The next section of “A Dream of Lost Words” brings together all four instruments of the quartet to simultaneously play contrasting melodic/motivic lines, including a subsequently important falling motif in the first violin. These very contrapuntal lines are intended to invoke the sense of a confused, half-conscious dream state full of a kaleidoscopic assortment of memories suggestive of the kinds of disturbing dreams many survivors report having throughout their lives as a consequence of their experiences. After an affirmative conclusion to this section, the music changes abruptly to a rhythmically complex, fast Allegro section in a 3/2 time signature characterized by polyrhythmic and syncopated overlays of triple and duple time. Tension is created through counterpoint and the drive of the repetitive, drum-like ostinato cello line and the multiple polyrhythms between the instruments, while harmony is used as a secondary element. The viola part takes on a heroic, individualistic character, becoming a type of protagonist within the music.

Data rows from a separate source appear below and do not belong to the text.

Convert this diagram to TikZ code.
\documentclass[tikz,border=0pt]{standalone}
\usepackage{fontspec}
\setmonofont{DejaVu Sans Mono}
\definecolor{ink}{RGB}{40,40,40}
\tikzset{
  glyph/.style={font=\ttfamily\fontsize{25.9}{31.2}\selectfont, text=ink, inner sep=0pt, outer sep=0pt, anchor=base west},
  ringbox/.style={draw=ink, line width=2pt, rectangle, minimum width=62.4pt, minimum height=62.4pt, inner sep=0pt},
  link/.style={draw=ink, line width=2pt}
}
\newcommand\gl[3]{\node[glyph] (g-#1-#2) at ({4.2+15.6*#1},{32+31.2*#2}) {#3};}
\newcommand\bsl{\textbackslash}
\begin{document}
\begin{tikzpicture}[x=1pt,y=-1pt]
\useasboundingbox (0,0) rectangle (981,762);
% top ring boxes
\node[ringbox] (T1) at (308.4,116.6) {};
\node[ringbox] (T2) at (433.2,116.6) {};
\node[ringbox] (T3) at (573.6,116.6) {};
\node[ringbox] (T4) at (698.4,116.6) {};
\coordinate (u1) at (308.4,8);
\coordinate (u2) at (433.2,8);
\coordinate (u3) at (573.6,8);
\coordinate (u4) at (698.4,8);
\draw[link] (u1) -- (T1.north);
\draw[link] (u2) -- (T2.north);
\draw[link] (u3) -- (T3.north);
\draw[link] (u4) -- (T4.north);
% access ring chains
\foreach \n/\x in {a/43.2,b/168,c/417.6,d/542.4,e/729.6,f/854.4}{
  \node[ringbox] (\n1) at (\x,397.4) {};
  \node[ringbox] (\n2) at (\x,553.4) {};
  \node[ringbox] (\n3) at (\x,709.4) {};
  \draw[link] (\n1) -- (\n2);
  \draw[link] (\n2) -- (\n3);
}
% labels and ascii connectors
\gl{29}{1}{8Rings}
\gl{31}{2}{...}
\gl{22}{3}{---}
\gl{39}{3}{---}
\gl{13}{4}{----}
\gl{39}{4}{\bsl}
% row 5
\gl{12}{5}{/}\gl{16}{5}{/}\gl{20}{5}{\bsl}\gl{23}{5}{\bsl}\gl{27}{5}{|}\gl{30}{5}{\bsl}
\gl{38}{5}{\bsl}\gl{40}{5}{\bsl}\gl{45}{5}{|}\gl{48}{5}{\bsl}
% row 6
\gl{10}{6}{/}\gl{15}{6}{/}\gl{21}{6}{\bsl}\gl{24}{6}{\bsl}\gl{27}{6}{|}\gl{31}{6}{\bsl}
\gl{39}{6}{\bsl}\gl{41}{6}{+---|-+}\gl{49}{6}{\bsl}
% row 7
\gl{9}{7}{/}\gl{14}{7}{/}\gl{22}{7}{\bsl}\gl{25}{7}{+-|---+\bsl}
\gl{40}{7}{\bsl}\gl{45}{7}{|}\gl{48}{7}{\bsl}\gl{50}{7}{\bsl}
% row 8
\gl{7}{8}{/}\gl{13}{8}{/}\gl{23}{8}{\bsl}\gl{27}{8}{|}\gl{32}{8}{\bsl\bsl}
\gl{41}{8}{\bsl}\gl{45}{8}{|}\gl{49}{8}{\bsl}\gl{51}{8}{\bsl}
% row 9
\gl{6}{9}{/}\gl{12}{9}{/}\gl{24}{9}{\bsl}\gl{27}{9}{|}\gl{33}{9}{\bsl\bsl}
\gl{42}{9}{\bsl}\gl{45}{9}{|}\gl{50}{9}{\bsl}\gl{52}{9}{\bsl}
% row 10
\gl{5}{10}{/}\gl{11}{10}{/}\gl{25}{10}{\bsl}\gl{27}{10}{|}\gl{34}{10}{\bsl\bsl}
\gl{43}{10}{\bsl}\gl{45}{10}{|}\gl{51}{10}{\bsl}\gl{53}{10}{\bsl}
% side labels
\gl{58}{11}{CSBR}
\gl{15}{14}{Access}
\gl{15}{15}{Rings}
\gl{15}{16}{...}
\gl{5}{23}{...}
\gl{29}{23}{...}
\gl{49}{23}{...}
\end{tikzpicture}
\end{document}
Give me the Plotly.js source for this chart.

This fast-moving section of “A Dream of Lost Words” was written as a narrative. It is a story in music of a survivor locked by their memories into reliving a past experience through vivid, repetitive dreams. This dreamer re-experiences an important moment in their life; a short, compressed time period during which they witnessed or became suddenly aware of the murder of a close relative at the hands of the Nazis. Part of the conflict experienced in this dream is an urgent need to recall what was or what could have been said, but was not, during these last moments of a loved one’s life. Expressive cello motifs, played in a variety of ranges of the instrument towards the end of the movement, evoke the emotions experienced as the survivor reacts to the most violent moments recalled from memory. The chords at the end of the work suggest how the dreamer awakes to a disturbing liminal reality where the past and present are intermingled.
This movement is based on the testimonies of Robbie Waisman, Lillian Boraks-Nemetz, and Peter Gary, each of whom gave accounts of the murder of close relatives by the Nazis.